Sebagai bentuk edukasi, Komisi Penanggulangan AIDS Daerah (KPAD) Kutim, selama dua hari menggelar Pelatihan Jurnalisme Warga Peduli AIDS.
Sekretaris KPAD Harmadji Partodarsono, Rabu (20/8) menyebutkan KPAD terus-menerus melakukan sosialisasi dan pemberian informasi kepada masyarakat akan bahaya HIV/AIDS. Sosialisasi dengan melibatkan media massa agar pemahaman bahaya HIV/AIDS semakin digalakan yang akhinya masyarakat peduli.
Kasus HIV/AIDS diketahui kali pertama ada di Kutim pada tahun 2006 dengan penderita lalu satu orang. Namun, dalam waktu enam tahun menjadi 85 orang penderita, sedangkan pada tahun 2014 sudah 155 kasus “Tingginya penderita HIV AIDS sangat meresahkan karenanya pendidikan kepada masyarakat patut dilakukan terutama melalui media massa ,” terang Harmadji.

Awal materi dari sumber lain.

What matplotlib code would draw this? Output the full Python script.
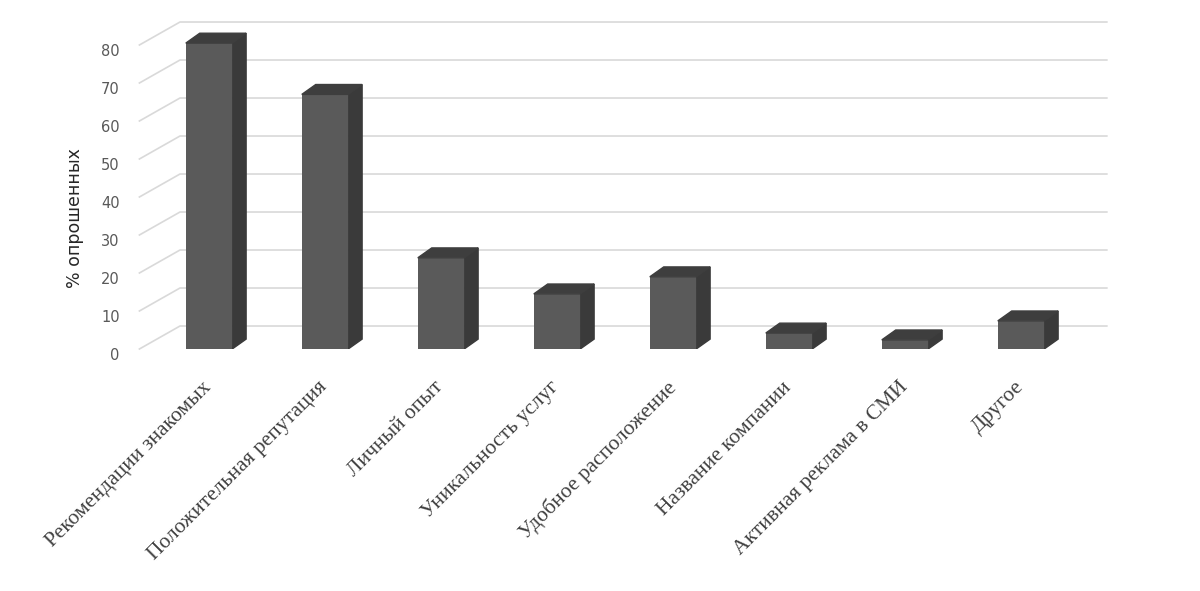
import matplotlib.pyplot as plt
from matplotlib.patches import Polygon

categories = ["Рекомендации знакомых", "Положительная репутация", "Личный опыт",
              "Уникальность услуг", "Удобное расположение", "Название компании",
              "Активная реклама в СМИ", "Другое"]
values = [80.5, 67, 24, 14.5, 19, 4.2, 2.4, 7.4]
yticks = [0, 10, 20, 30, 40, 50, 60, 70, 80]

W, H = 1200, 591
fig = plt.figure(figsize=(W / 100, H / 100), dpi=100)
# 116 px per category, 3.8 px per percent
ax = fig.add_axes([139.4 / W, (H - 349) / H, 974.4 / W, 345.8 / H])
ax.set_xlim(-0.6, 7.8)
ax.set_ylim(0, 91)
ax.axis("off")

grid_c = "#d9d9d9"
wdx, wdy = 0.345, 6.05   # wall depth
for v in yticks:
    ax.plot([-0.6, -0.25, 7.74], [v, v + wdy, v + wdy], color=grid_c, lw=1.2,
            clip_on=False, zorder=1)

bw, bdx, bdy = 0.4, 0.12, 2.6
for i, v in enumerate(values):
    l, r = i - bw / 2, i + bw / 2
    ax.bar(i, v, width=bw, color="#5a5a5a", zorder=3)
    ax.add_patch(Polygon([(r, 0), (r + bdx, bdy), (r + bdx, v + bdy), (r, v)],
                         color="#3a3a3a", zorder=2))
    ax.add_patch(Polygon([(l, v), (l + bdx, v + bdy), (r + bdx, v + bdy), (r, v)],
                         color="#3e3e3e", zorder=3))
    ax.text(i - 0.06, -7.6, categories[i], rotation=45, rotation_mode="anchor",
            ha="right", va="top", fontsize=15.5, family="Liberation Serif",
            color="#404040")

for t in yticks:
    ax.text(-0.77, t - 1.6, str(t), ha="right", va="center", fontsize=10.5,
            color="#595959", clip_on=False)

ax.text(-1.155, 34.5, "% опрошенных", rotation=90, ha="center", va="center",
        fontsize=12.5, color="#262626")

fig.savefig("out.png", dpi=100)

Ia menaruh harapan lewat pelatihan meski hanya dua hari, peserta yang semuanya warga peduli AIDS, bisa menjadi kader yang mampu menjadi jurnalis peduli AIDS, Tersedianya berita yang benar tentang HIV-AID, Terjalinya kerjasama dengan pihak media
Pelatihan yang menghadirkan Syafranuddin, seorang wartawan di Sangatta ini secara khusus mengupas bagaimana cara menggali berita serta mengemasnya dalam bentuk tulisan. Syafranuddin yang sudah berkecimpung di dunia jurnalistik sejak duduk dibangku kelas dua SMP itu, memaparkan kiat-kiat menjalin hubungan dengan nara sumber, etika wawancara sampai mengenal sepak terjang seorang wartawan dalam menjunjung tinggi hak nara sumber. “Untuk menulis tentang korban HIV AIDS harus banyak menggali sumber data, selain itu menjaga privasi nara sumber,” pesan pria yang biasa disapa dengan Ivan.
Dengan gayanya yang ceplas-ceplos ditambah pengalaman selama menjadi kuli tinta, mampu membuat peserta yang mulai letih dan ngatuk terpana. “Menjadi seorang wartawan memang perlu waktu dan dedikasi untuk benar-benar menjadi jurnalis sejati,” ungkap anggota PWI dan telah mengantongi sertifikat uji kompetensi ini.(SK-03)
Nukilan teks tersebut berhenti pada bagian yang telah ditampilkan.